Littlefeather’s face lit up TV sets in more than 24 million homes, as she explained Brando’s decision to boycott the high-profile event and send her in his place.

"And the reasons for this being the treatment of American Indians today by the film industry," she went on against a chorus of boos and cheers. "And on television, in movie reruns and also with recent happenings at Wounded Knee."

Littlefeather, who's half Apache and half white, is now in her seventies. She lives in Novato, a town about an hour north of San Francisco. Her speech about the representation of indigenous people on screen — and the U.S. government's recent suppression of Native American protesters at Wounded Knee on the Pine Ridge Reservation in South Dakota — may have been short, but she said it caused an immediate uproar.

"All hell broke loose," she said, recalling the memory of being escorted off stage by a team of security guards when her 60 seconds were up.

Littlefeather said she narrowly avoided getting into a scrap with John Wayne in the wings. He was the biggest name in old-school westerns, which were riddled with negative stereotypes of Native Americans.

"A lot of people were making money off of that racism of the Hollywood Indian," Littlefeather said. "Of course, they’re going to boo. They don't want their evening interrupted."

"People were furious at Marlon Brando, that he had blindsided and ambushed them," said Bay Area-based film critic Michael Fox, who remembers watching the 1973 Oscars as a teenager and seeing the incident recaptured in the papers the next day. "I'm sure the industry took it as a betrayal."

Littlefeather was living in San Francisco as a radio personality and Native American rights activist — she'd participated in the Native occupation of Alcatraz in the late 1960s — when Brando started speaking publicly about his support of Native Americans.

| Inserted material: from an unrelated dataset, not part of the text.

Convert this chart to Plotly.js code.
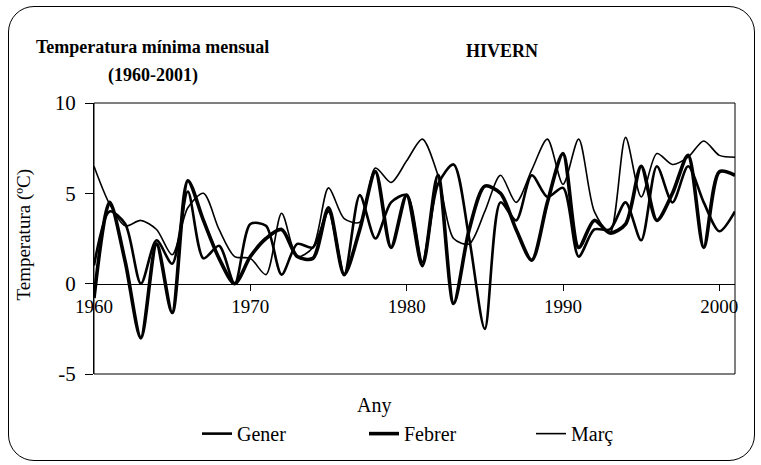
<!DOCTYPE html>
<html>
<head>
<meta charset="utf-8">
<script src="https://cdn.plot.ly/plotly-3.0.1.min.js"></script>
<style>
  html, body { margin: 0; padding: 0; background: #fff; }
  #frame { position: absolute; left: 8px; top: 6px; width: 747px; height: 455px;
           border: 1.5px solid #000; border-radius: 26px; box-sizing: border-box; }
  #chart { position: absolute; left: 0; top: 0; width: 761px; height: 465px; }
</style>
</head>
<body>
<div id="frame"></div>
<div id="chart"></div>
<script>
const years = [];
for (let y = 1960; y <= 2001; y++) years.push(y);

const gener = [1.0, 4.0, 3.3, 0.0, 2.4, 1.1, 5.1, 1.4, 2.1, 0.0,
               3.3, 3.2, 0.5, 2.2, 2.0, 4.0, 0.5, 4.9, 2.5, 4.5,
               4.9, 1.2, 5.5, 6.6, 2.5, -2.5, 4.5, 3.5, 6.0, 4.8,
               5.3, 1.5, 3.0, 3.0, 4.5, 2.4, 6.5, 4.5, 6.5, 4.5,
               2.9, 4.0];
const febrer = [-0.8, 4.5, 1.2, -3.0, 2.2, -1.6, 5.7, 3.5, 1.4, 0.0,
                1.5, 2.5, 3.0, 1.5, 1.4, 4.2, 0.5, 3.0, 6.2, 2.0,
                4.9, 1.0, 6.0, -1.1, 3.0, 5.4, 5.0, 3.0, 1.3, 4.5,
                7.2, 2.0, 3.5, 2.8, 3.3, 6.5, 3.5, 5.0, 7.1, 2.0,
                6.2, 6.0];
const marc = [6.5, 4.4, 3.2, 3.5, 3.0, 1.6, 4.2, 5.0, 3.0, 1.5,
              1.4, 0.5, 3.9, 1.5, 2.0, 5.3, 3.6, 3.4, 6.4, 5.6,
              6.8, 8.0, 6.0, 2.5, 2.2, 4.0, 6.0, 4.5, 6.3, 8.0,
              5.5, 8.0, 4.0, 2.8, 8.1, 4.8, 7.2, 6.6, 7.0, 7.9,
              7.1, 7.0];

const xTicks = [1960, 1970, 1980, 1990, 2000];
const yTicks = [-5, 0, 5, 10];

const serif = '"Liberation Serif", "Times New Roman", serif';

const traces = [
  { x: years, y: gener, name: 'Gener', mode: 'lines',
    line: { color: '#000', width: 2.6, shape: 'spline', smoothing: 0.8 } },
  { x: years, y: febrer, name: 'Febrer', mode: 'lines',
    line: { color: '#000', width: 3.6, shape: 'spline', smoothing: 0.8 } },
  { x: years, y: marc, name: 'Març', mode: 'lines',
    line: { color: '#000', width: 1.6, shape: 'spline', smoothing: 0.8 } }
];

const layout = {
  width: 761, height: 465,
  margin: { l: 94, r: 26, t: 103, b: 86 },
  paper_bgcolor: 'rgba(0,0,0,0)',
  plot_bgcolor: 'rgba(0,0,0,0)',
  font: { family: serif, color: '#000', size: 19 },
  showlegend: true,
  legend: {
    orientation: 'h', x: (197 - 94) / 641, xanchor: 'left', y: -0.22, yanchor: 'middle',
    font: { family: serif, size: 20, color: '#000' },
    entrywidth: 122, entrywidthmode: 'pixels',
    bgcolor: 'rgba(0,0,0,0)', tracegroupgap: 0
  },
  xaxis: {
    range: [1960, 2001], tickvals: xTicks, ticktext: xTicks.map(String),
    anchor: 'free', position: 1 / 3,
    showline: true, linecolor: '#000', linewidth: 1,
    ticks: 'outside', ticklen: 6, tickcolor: '#000',
    showgrid: false, zeroline: false,
    tickfont: { family: serif, size: 19, color: '#000' }
  },
  yaxis: {
    range: [-5, 10], tickvals: yTicks, ticktext: yTicks.map(String),
    showline: true, linecolor: '#000', linewidth: 1,
    ticks: 'outside', ticklen: 8, tickcolor: '#000',
    ticklabelstandoff: 5,
    showgrid: false, zeroline: false,
    tickfont: { family: serif, size: 21, color: '#000' }
  },
  shapes: [
    { type: 'rect', xref: 'paper', yref: 'paper', x0: 0, x1: 1, y0: 0, y1: 1,
      line: { color: '#000', width: 1 }, fillcolor: 'rgba(0,0,0,0)' }
  ],
  annotations: [
    { text: '<b>Temperatura mínima mensual</b>', xref: 'paper', yref: 'paper',
      x: (152 - 94) / 641, y: (379 - 46) / 276, xanchor: 'center', yanchor: 'middle',
      showarrow: false, font: { family: serif, size: 18, color: '#000' } },
    { text: '<b>(1960-2001)</b>', xref: 'paper', yref: 'paper',
      x: (153 - 94) / 641, y: (379 - 75) / 276, xanchor: 'center', yanchor: 'middle',
      showarrow: false, font: { family: serif, size: 18, color: '#000' } },
    { text: '<b>HIVERN</b>', xref: 'paper', yref: 'paper',
      x: (502 - 94) / 641, y: (379 - 50) / 276, xanchor: 'center', yanchor: 'middle',
      showarrow: false, font: { family: serif, size: 18, color: '#000' } },
    { text: 'Temperatura (ºC)', xref: 'paper', yref: 'paper',
      x: (24 - 94) / 641, y: (379 - 237) / 276, xanchor: 'center', yanchor: 'middle',
      textangle: -90, showarrow: false, font: { family: serif, size: 19, color: '#000' } },
    { text: 'Any', xref: 'paper', yref: 'paper',
      x: (374 - 94) / 641, y: (379 - 411) / 276, xanchor: 'center', yanchor: 'middle',
      showarrow: false, font: { family: serif, size: 20, color: '#000' } }
  ]
};

Plotly.newPlot('chart', traces, layout, { displayModeBar: false, staticPlot: true });
</script>
</body>
</html>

She said she was skeptical at first. So she got her neighbor, director Francis Ford Coppola, to deliver the movie star a letter she wrote that quizzed him about his intentions.

"It took him a year to get back to me," she said. "But eventually he did."

Littlefeather said she could see Brando was sincere from his response. They began a friendship, which led to his request for her to stand in for him at the Oscars.

She said her stand at the 1973 Oscars wasn’t in vain.

"The press showed up in South Dakota," she said. "And they blasted open the story of Wounded Knee."

But it ruined her career in the entertainment industry.

"I was boycotted from that time forward," said the actress, who appeared in a few films — like the 1973 release "Counselor at Crime" — before the work dried up. "I was never allowed on any of the major television shows, major productions of films."

There still aren’t many lead roles for Native Americans today. But things are slowly changing.

Apache actress Sivan Alyra Rose recently became the first indigenous North American to star in a Netflix series,"Chambers," last year. Also in 2019, Cherokee actor Wes Studi won an honorary Academy Award, becoming the first Native American to win an Oscar since songwriter Buffy Sainte-Marie received a nod for her theme song "Up Where We Belong" from the movie "An Officer and a Gentleman" in 1983.

At a recent Commonwealth Club talk in San Francisco, Oglala Lakota film producer Sarah Eagle Heart credited Littlefeather with paving the way for people like her.

"Those of us that had to come afterwards in the industry, I know are grateful for you standing up and fighting for us to have a voice and for our issues to be heard as well," Eagle Heart said.

Littlefeather was a special guest at that event.

"This is one of the reasons why I refused that Academy Award," Littlefeather responded. "I wanted to break barriers. I wanted to see young actresses acting not specifically a cowboy and Indian role but a role being anything on the screen that you want to be."

Littlefeather shares information about her life, activism and pioneering stand at the 45th Academy Awards in the recently released documentary, "Sacheen, Breaking the Silence."